Inflation looks like it may be cooling when you look at last week’s Consumer Price Index which was at only 3.3% annualized.
What the Fed does with interest rates the rest of this year will impact what it costs for farmers to borrow money. However, it could also impact the markets.
A lower interest rate environment moving forward could continue to bring money into outside markets like the stock market, which is already making new highs. That can mean less speculative money going into commodities, but that’s not always the case when it comes to agriculture.

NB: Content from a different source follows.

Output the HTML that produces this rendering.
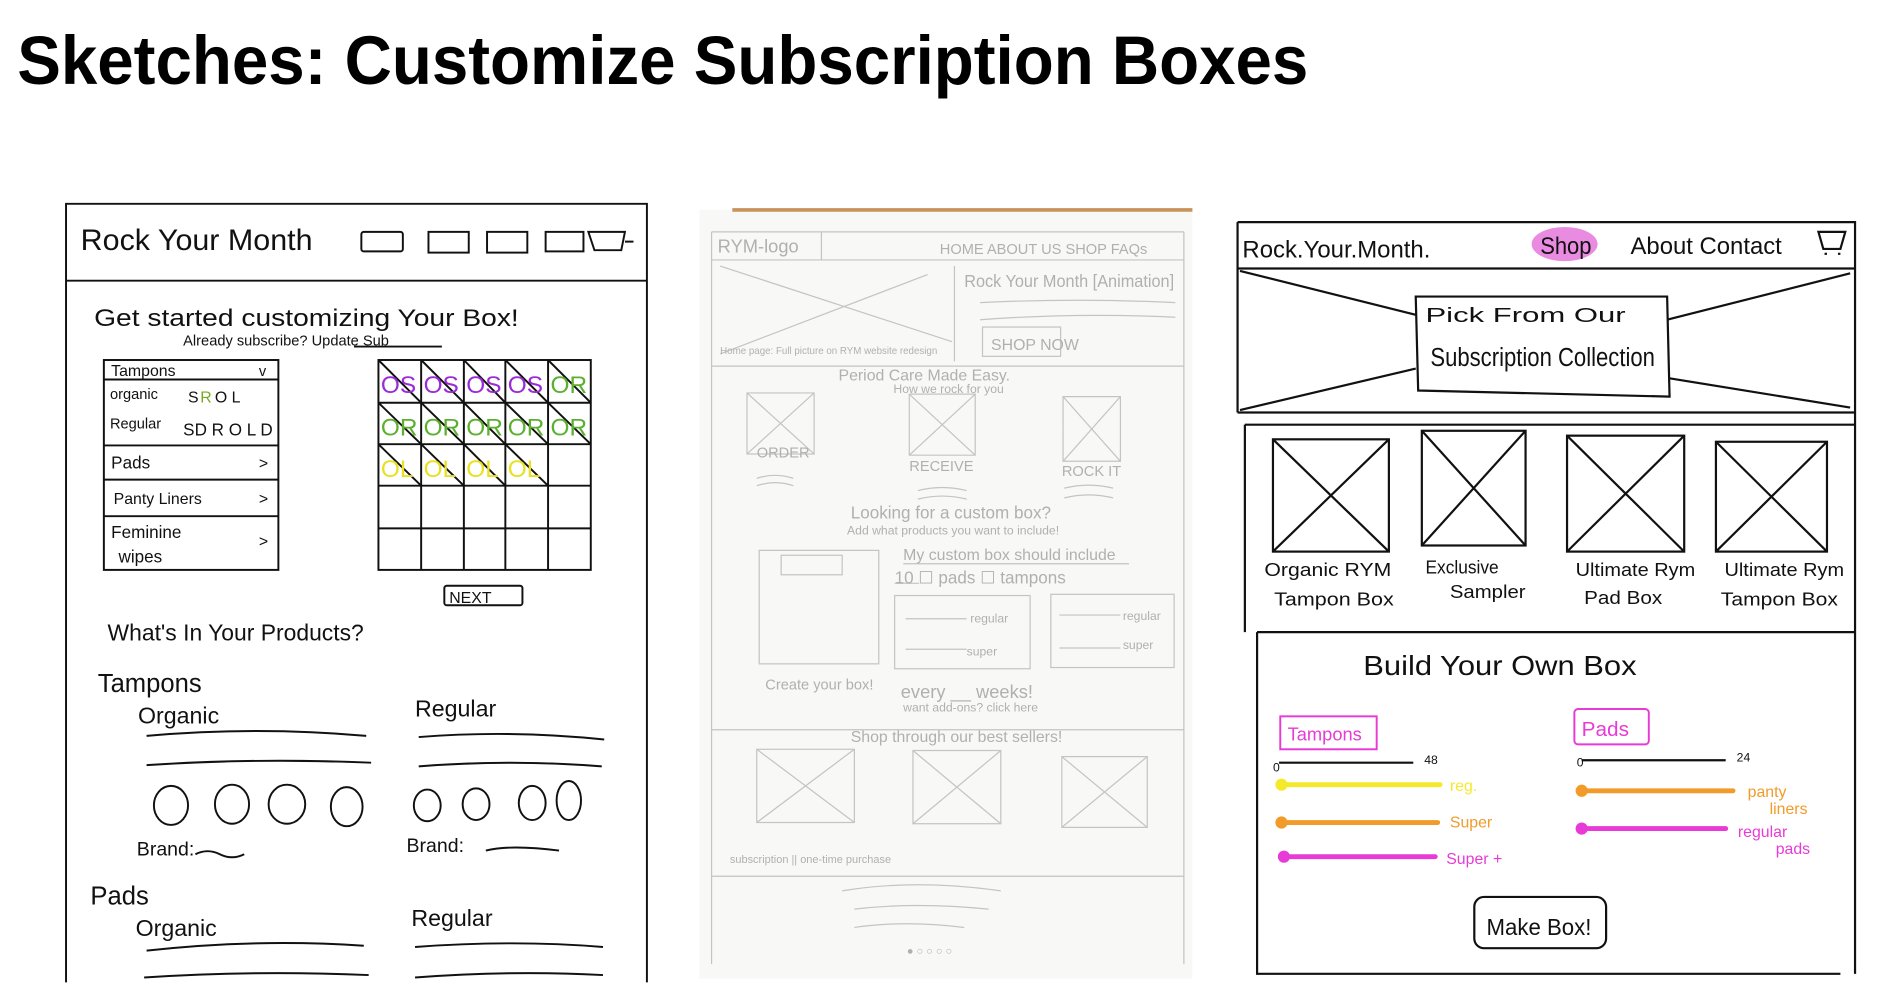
<!DOCTYPE html>
<html><head><meta charset="utf-8"><style>
html,body{margin:0;padding:0;background:#fff;width:1904px;height:1008px;overflow:hidden}
svg{display:block}
text{font-family:"Liberation Sans",sans-serif}
.h{font-family:"Liberation Sans Narrow","Liberation Sans",sans-serif}
</style></head><body>
<svg width="1904" height="1008" viewBox="0 0 1560 826" xmlns="http://www.w3.org/2000/svg">
<text x="14" y="69" font-size="56" font-weight="bold" textLength="1058" lengthAdjust="spacingAndGlyphs" fill="#000">Sketches: Customize Subscription Boxes</text>

<!-- Panel 1 -->
<g stroke="#111" fill="none" stroke-width="1.6">
<path d="M54 805V167H530V805"/><path d="M54 230H530"/>
<rect x="296" y="190" width="34" height="16" rx="2"/><rect x="351" y="190" width="33" height="17"/><rect x="399" y="190" width="33" height="17"/><rect x="447" y="190" width="31" height="16"/>
<path d="M482 190h30l-3 15h-22zM512 198h7"/>
<rect x="85" y="295" width="143" height="172"/><path d="M85 311H228M85 365H228M85 393H228M85 423H228"/>
<rect x="310" y="295" width="174" height="172"/>
<path d="M345 295V467M380 295V467M414 295V467M449 295V467M310 330H484M310 364H484M310 398H484M310 433H484"/>
<path d="M310 295l35 35M345 295l35 35M380 295l34 35M414 295l35 35M449 295l35 35M310 330l35 34M345 330l35 34M380 330l34 34M414 330l35 34M449 330l35 34M310 364l35 34M345 364l35 34M380 364l34 34M414 364l35 34"/>
<rect x="364" y="480" width="64" height="16" rx="2"/>
<path d="M120 603q90-8 180 0M120 627q90-6 184-2M343 604q75-6 152 2M343 628q75-6 150 0M120 779q90-10 178-4M118 801q90-6 184-2M340 776q80-6 154 0M340 801q80-6 154-2M290 284h72M160 700q10-5 20 0t20 0M398 697q20-5 60 0"/>
<ellipse cx="140" cy="660" rx="14" ry="16"/><ellipse cx="190" cy="659" rx="14" ry="16"/><ellipse cx="235" cy="659" rx="15" ry="16"/><ellipse cx="284" cy="661" rx="13" ry="16"/>
<ellipse cx="350" cy="660" rx="11" ry="13"/><ellipse cx="390" cy="659" rx="11" ry="13"/><ellipse cx="436" cy="658" rx="11" ry="14"/><ellipse cx="466" cy="656" rx="10" ry="16"/>
</g>
<g fill="#111" class="h">
<text x="66" y="205" font-size="24" textLength="190" lengthAdjust="spacingAndGlyphs">Rock Your Month</text>
<text x="77" y="267" font-size="20" textLength="348" lengthAdjust="spacingAndGlyphs">Get started customizing Your Box!</text>
<text x="150" y="283" font-size="12">Already subscribe?  Update Sub</text>
<text x="91" y="308" font-size="13">Tampons</text><text x="212" y="308" font-size="12">v</text>
<text x="90" y="327" font-size="12">organic</text><text x="154" y="330" font-size="13">S</text><text x="164" y="330" font-size="13" fill="#7a2">R</text><text x="176" y="330" font-size="13">O L</text>
<text x="90" y="351" font-size="12">Regular</text><text x="150" y="357" font-size="14">SD R O L D</text>
<text x="91" y="384" font-size="14">Pads</text><text x="212" y="384" font-size="13">&gt;</text>
<text x="93" y="413" font-size="13">Panty Liners</text><text x="212" y="413" font-size="13">&gt;</text>
<text x="91" y="441" font-size="14">Feminine</text><text x="97" y="461" font-size="14">wipes</text><text x="212" y="448" font-size="13">&gt;</text>
<text x="368" y="494" font-size="13">NEXT</text>
<text x="88" y="525" font-size="19" textLength="210" lengthAdjust="spacingAndGlyphs">What's In Your Products?</text>
<text x="80" y="567" font-size="21">Tampons</text>
<text x="113" y="593" font-size="19">Organic</text><text x="340" y="587" font-size="19">Regular</text>
<text x="112" y="701" font-size="16">Brand:</text><text x="333" y="698" font-size="16">Brand:</text>
<text x="74" y="741" font-size="21">Pads</text>
<text x="111" y="767" font-size="19">Organic</text><text x="337" y="759" font-size="19">Regular</text>
</g>
<g font-size="20" class="h">
<g fill="#9a2bd6"><text x="312" y="322">OS</text><text x="347" y="322">OS</text><text x="382" y="322">OS</text><text x="416" y="322">OS</text></g>
<g fill="#5cb030"><text x="451" y="322">OR</text><text x="312" y="357">OR</text><text x="347" y="357">OR</text><text x="382" y="357">OR</text><text x="416" y="357">OR</text><text x="451" y="357">OR</text></g>
<g fill="#e8e020"><text x="312" y="391">OL</text><text x="347" y="391">OL</text><text x="382" y="391">OL</text><text x="416" y="391">OL</text></g>
</g>

<!-- Panel 2 -->
<rect x="573" y="172" width="404" height="630" fill="#f8f8f7"/>
<path d="M600 172H977" stroke="#c8935a" stroke-width="3"/>
<g stroke="#c4c4c4" fill="none" stroke-width="1">
<path d="M583 190H970M583 213H970M583 300H970M583 598H970M583 718H970M583 190V790M970 190V790M673 190V213M782 218V296M590 218L780 280M590 290L760 225"/>
<rect x="805" y="268" width="64" height="24"/>
<path d="M803 248q80-4 160 0M803 262q80-6 160-2M612 322h55v50h-55zM612 322l55 50M667 322l-55 50M745 323h54v50h-54zM745 323l54 50M799 323l-54 50M871 325h47v53h-47zM871 325l47 53M918 325l-47 53"/>
<path d="M620 392q15-5 30 0M620 398q15-5 30 0M752 402q20-5 40 0M752 409q20-5 40 0M872 400q20-5 40 0M872 408q20-5 40 0"/>
<rect x="622" y="451" width="98" height="93"/><rect x="640" y="455" width="50" height="16"/>
<rect x="733" y="488" width="111" height="60"/><rect x="861" y="487" width="101" height="60"/>
<path d="M740 462H925M733 478h20M742 507h50M742 532h50M868 504h50M868 531h50"/>
<rect x="620" y="614" width="80" height="60"/><path d="M620 614l80 60M700 614l-80 60"/>
<rect x="748" y="615" width="72" height="60"/><path d="M748 615l72 60M820 615l-72 60"/>
<rect x="870" y="620" width="70" height="58"/><path d="M870 620l70 58M940 620l-70 58"/>
<path d="M690 730q60-10 130 0M700 745q50-6 110 0M700 760q40-6 90 0"/>
</g>
<g fill="#b0b0b0" class="h">
<text x="588" y="207" font-size="15">RYM-logo</text>
<text x="770" y="208" font-size="12">HOME  ABOUT US  SHOP  FAQs</text>
<text x="790" y="235" font-size="14" textLength="172" lengthAdjust="spacingAndGlyphs">Rock Your Month [Animation]</text>
<text x="812" y="287" font-size="13">SHOP NOW</text>
<text x="590" y="290" font-size="8">Home page: Full picture on RYM website redesign</text>
<text x="687" y="312" font-size="13">Period Care Made Easy.</text>
<text x="732" y="322" font-size="10">How we rock for you</text>
<text x="620" y="375" font-size="12">ORDER</text><text x="745" y="386" font-size="12">RECEIVE</text><text x="870" y="390" font-size="12">ROCK IT</text>
<text x="697" y="425" font-size="14">Looking for a custom box?</text>
<text x="694" y="438" font-size="10">Add what products you want to include!</text>
<text x="740" y="459" font-size="13">My custom box should include</text>
<text x="733" y="478" font-size="14">10   ☐ pads  ☐ tampons</text>
<text x="795" y="510" font-size="10">regular</text><text x="792" y="537" font-size="10">super</text>
<text x="920" y="508" font-size="10">regular</text><text x="920" y="532" font-size="10">super</text>
<text x="627" y="565" font-size="12">Create your box!</text>
<text x="738" y="572" font-size="15">every __ weeks!</text>
<text x="740" y="583" font-size="10">want add-ons? click here</text>
<text x="697" y="608" font-size="13">Shop through our best sellers!</text>
<text x="598" y="707" font-size="9">subscription || one-time purchase</text>
<text x="743" y="782" font-size="9">● ○ ○ ○ ○</text>
</g>

<!-- Panel 3 -->
<g stroke="#111" fill="none" stroke-width="1.8">
<path d="M1014 182H1520V798M1014 182V338M1014 220H1520M1014 338H1520M1020 348H1520M1020 348V518M1030 518H1520M1030 518V798H1508"/>
<path d="M1016 222L1160 258M1516 224L1366 262M1016 336L1160 302M1516 334L1368 310"/>
<path d="M1160 243L1366 243L1368 325L1162 320Z"/>
<rect x="1043" y="360" width="95" height="92"/><path d="M1043 360l95 92M1138 360l-95 92"/>
<rect x="1165" y="353" width="85" height="94"/><path d="M1165 353l85 94M1250 353l-85 94"/>
<rect x="1284" y="357" width="96" height="95"/><path d="M1284 357l96 95M1380 357l-96 95"/>
<rect x="1406" y="362" width="91" height="90"/><path d="M1406 362l91 90M1497 362l-91 90"/>
<rect x="1208" y="735" width="108" height="42" rx="8"/>
<path d="M1490 190h22l-4 14h-14zM1495 208h2M1506 208h2M1048 625h110M1296 623h118"/>
</g>
<ellipse cx="1282" cy="200" rx="27" ry="14" fill="#e98be0"/>
<g fill="#111" class="h">
<text x="1018" y="211" font-size="20" textLength="154" lengthAdjust="spacingAndGlyphs">Rock.Your.Month.</text>
<text x="1262" y="208" font-size="20" textLength="42" lengthAdjust="spacingAndGlyphs">Shop</text>
<text x="1336" y="208" font-size="20" textLength="124" lengthAdjust="spacingAndGlyphs">About  Contact</text>
<text x="1168" y="264" font-size="17" textLength="164" lengthAdjust="spacingAndGlyphs">Pick From Our</text>
<text x="1172" y="300" font-size="21" textLength="184" lengthAdjust="spacingAndGlyphs">Subscription Collection</text>
<text x="1036" y="472" font-size="15" textLength="104" lengthAdjust="spacingAndGlyphs">Organic RYM</text><text x="1044" y="496" font-size="15" textLength="98" lengthAdjust="spacingAndGlyphs">Tampon Box</text>
<text x="1168" y="470" font-size="15" textLength="60" lengthAdjust="spacingAndGlyphs">Exclusive</text><text x="1188" y="490" font-size="15" textLength="62" lengthAdjust="spacingAndGlyphs">Sampler</text>
<text x="1291" y="472" font-size="15" textLength="98" lengthAdjust="spacingAndGlyphs">Ultimate Rym</text><text x="1298" y="495" font-size="15" textLength="64" lengthAdjust="spacingAndGlyphs">Pad Box</text>
<text x="1413" y="472" font-size="15" textLength="98" lengthAdjust="spacingAndGlyphs">Ultimate Rym</text><text x="1410" y="496" font-size="15" textLength="96" lengthAdjust="spacingAndGlyphs">Tampon Box</text>
<text x="1117" y="553" font-size="23" textLength="224" lengthAdjust="spacingAndGlyphs">Build Your Own Box</text>
<text x="1043" y="632" font-size="10">0</text><text x="1167" y="626" font-size="10">48</text>
<text x="1292" y="628" font-size="10">0</text><text x="1423" y="624" font-size="10">24</text>
<text x="1218" y="766" font-size="19" textLength="86" lengthAdjust="spacingAndGlyphs">Make Box!</text>
</g>
<rect x="1049" y="587" width="79" height="27" fill="none" stroke="#e83ad6" stroke-width="1.6"/>
<text x="1055" y="607" font-size="15" fill="#e83ad6" class="h">Tampons</text>
<rect x="1290" y="581" width="61" height="29" rx="3" fill="none" stroke="#e83ad6" stroke-width="1.6"/>
<text x="1296" y="603" font-size="17" fill="#e83ad6" class="h">Pads</text>
<g stroke-width="4" stroke-linecap="round">
<path d="M1050 643H1180" stroke="#f5ea2a"/><circle cx="1050" cy="643" r="5" fill="#f5ea2a"/>
<path d="M1050 674H1178" stroke="#f29a2a"/><circle cx="1050" cy="674" r="5" fill="#f29a2a"/>
<path d="M1052 702H1176" stroke="#e83ad6"/><circle cx="1052" cy="702" r="5" fill="#e83ad6"/>
<path d="M1296 648H1420" stroke="#f29a2a"/><circle cx="1296" cy="648" r="5" fill="#f29a2a"/>
<path d="M1296 679H1414" stroke="#e83ad6"/><circle cx="1296" cy="679" r="5" fill="#e83ad6"/>
</g>
<g class="h" font-size="13">
<text x="1188" y="648" fill="#f5ea2a">reg.</text>
<text x="1188" y="678" fill="#f29a2a">Super</text>
<text x="1185" y="708" fill="#e83ad6">Super +</text>
<text x="1432" y="653" fill="#f29a2a">panty</text><text x="1450" y="667" fill="#f29a2a">liners</text>
<text x="1424" y="686" fill="#e83ad6">regular</text><text x="1455" y="700" fill="#e83ad6">pads</text>
</g>
</svg>
</body></html>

Darin Newsom, Sr. Market Analyst, Barchart, says, " I don’t think grains are a great inflation read because commodity markets have varying degrees of elastic demand and inelastic demand, and you know quite honestly folks around the world need to eat. So, there’s always that underpinning of support you know for global grain.”
He says other outside and soft markets are providing mixed signals about inflation. The energy markets have been flat, while inflationary buying has continued in metals such as gold and copper.
“Then we’ve got copper which is another economic indicator and silver which is a also a hybrid of the two. And also looking at crude oil. Crude oil hasn’t done anything despite all the bullish headlines that have been thrown at it. The West Texas intermediate market is still just setting there it hasn’t done anything for the last number of months.”
The dollar index is still relatively high but if inflation continues to ease that could also devalue the dollar making U.S. goods more competitive in the export market and spurring demand.